No Fences Make Good Neighbors

World War II scrap metal drive in front of Herrick Memorial Library. Photo 970869 of "Wellington Family Album" Collection, Herrick Memorial Library. Permission to display generously granted by the library.

World War II scrap metal drive in front of Herrick Memorial Library. Photo 970869 of “Wellington Family Album” Collection, Herrick Memorial Library. Permission to display generously granted by the library.

Current residents of Wellington who read yesterday’s post may have been struck by the following quote that I included, written by William Howk: “The bolts fastening the gate to my iron fence were broken off, N. Huckins’ fence and bars were broken and torn down, as was also the gate and gate-posts at Mrs. [Bertia] Adams’” (The Wellington Enterprise, 11-21-1878, pg. 3). The Italianate at 600 North Main Street–the only house mentioned above that still stands–does not have any metal fencing around it today. In fact, cast iron fences around properties in the village are rare. Where did all the fences go?

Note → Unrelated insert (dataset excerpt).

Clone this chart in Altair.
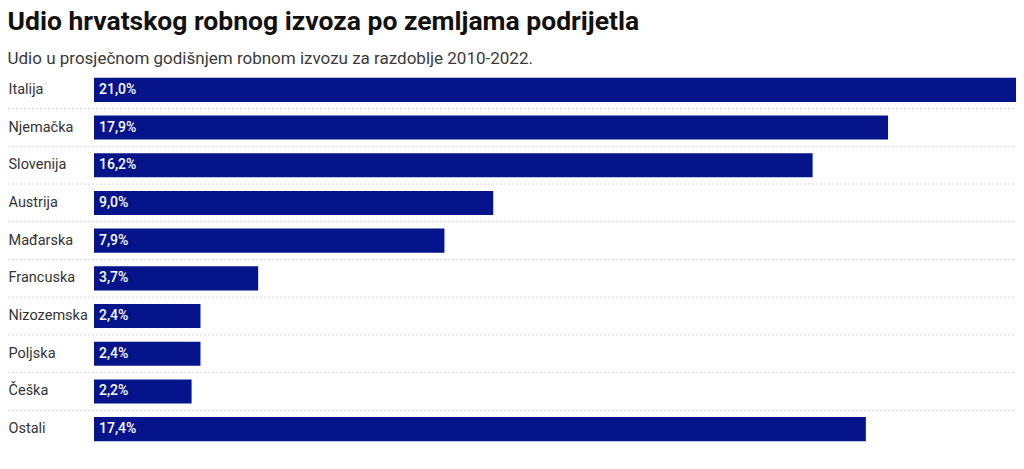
import altair as alt
import pandas as pd

countries = ["Italija", "Njemačka", "Slovenija", "Austrija", "Mađarska",
             "Francuska", "Nizozemska", "Poljska", "Češka", "Ostali"]
shares = [21.0, 17.9, 16.2, 9.0, 7.9, 3.7, 2.4, 2.4, 2.2, 17.4]
labels = [f"{v:.1f}".replace(".", ",") + "%" for v in shares]

df = pd.DataFrame({"zemlja": countries, "udio": shares, "oznaka": labels})
sep = pd.DataFrame({"zemlja": countries[1:]})

W = 922
H = 377
LEFT = 86

yenc = alt.Y("zemlja:N", sort=countries,
             scale=alt.Scale(paddingInner=0.36, paddingOuter=0.18),
             axis=alt.Axis(title=None, domain=False, ticks=False, tickSize=0,
                           grid=False,
                           labelAlign="left", labelPadding=LEFT,
                           labelFont="Roboto", labelFontSize=14.5,
                           labelColor="#333333", labelLimit=200))

xscale = alt.Scale(domain=[0, 20.785], nice=False, zero=True)

rules = alt.Chart(sep).mark_rule(
    color="#d6d6d6", strokeDash=[2, 2], strokeWidth=1, yOffset=-18.85
).encode(
    y=yenc,
    x=alt.value(-LEFT),
    x2=alt.value(W),
)

bars = alt.Chart(df).mark_bar(color="#05148a", cornerRadius=0).encode(
    y=yenc,
    x=alt.X("udio:Q", scale=xscale, axis=None),
)

text = alt.Chart(df).mark_text(
    align="left", baseline="middle", dx=5, color="white",
    font="Roboto", fontSize=14, fontWeight=500
).encode(
    y=yenc,
    x=alt.X("zero:Q", scale=xscale, axis=None),
    text="oznaka:N",
).transform_calculate(zero="0")

chart = alt.layer(rules, bars, text).properties(
    width=W, height=H,
    autosize=alt.AutoSizeParams(type="none"),
    padding={"left": LEFT, "top": 63, "right": 0, "bottom": 0},
    view=alt.ViewBackground(stroke="transparent", strokeWidth=0),
    title=alt.TitleParams(
        text="Udio hrvatskog robnog izvoza po zemljama podrijetla",
        subtitle="Udio u prosječnom godišnjem robnom izvozu za razdoblje 2010-2022.",
        anchor="start", offset=4,
        font="Roboto", fontSize=26.5, fontWeight="bold", color="#111111",
        subtitleFont="Roboto", subtitleFontSize=17, subtitleColor="#3a3a3a",
        subtitlePadding=15.5,
    ),
).configure_view(strokeWidth=0, stroke="transparent").configure(background="white")

chart.save("out.html", embed_options={"renderer": "svg", "actions": False})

The answer, I am told by those who have lived here since the first half of the twentieth century, is that during World War II there were local metal drives to support the national war effort. The undated photograph above shows the results of a single Wellington collection. Many people donated non-essential farm equipment and even tore out their decorative metal fencing. It would have been considered unpatriotic not to do so.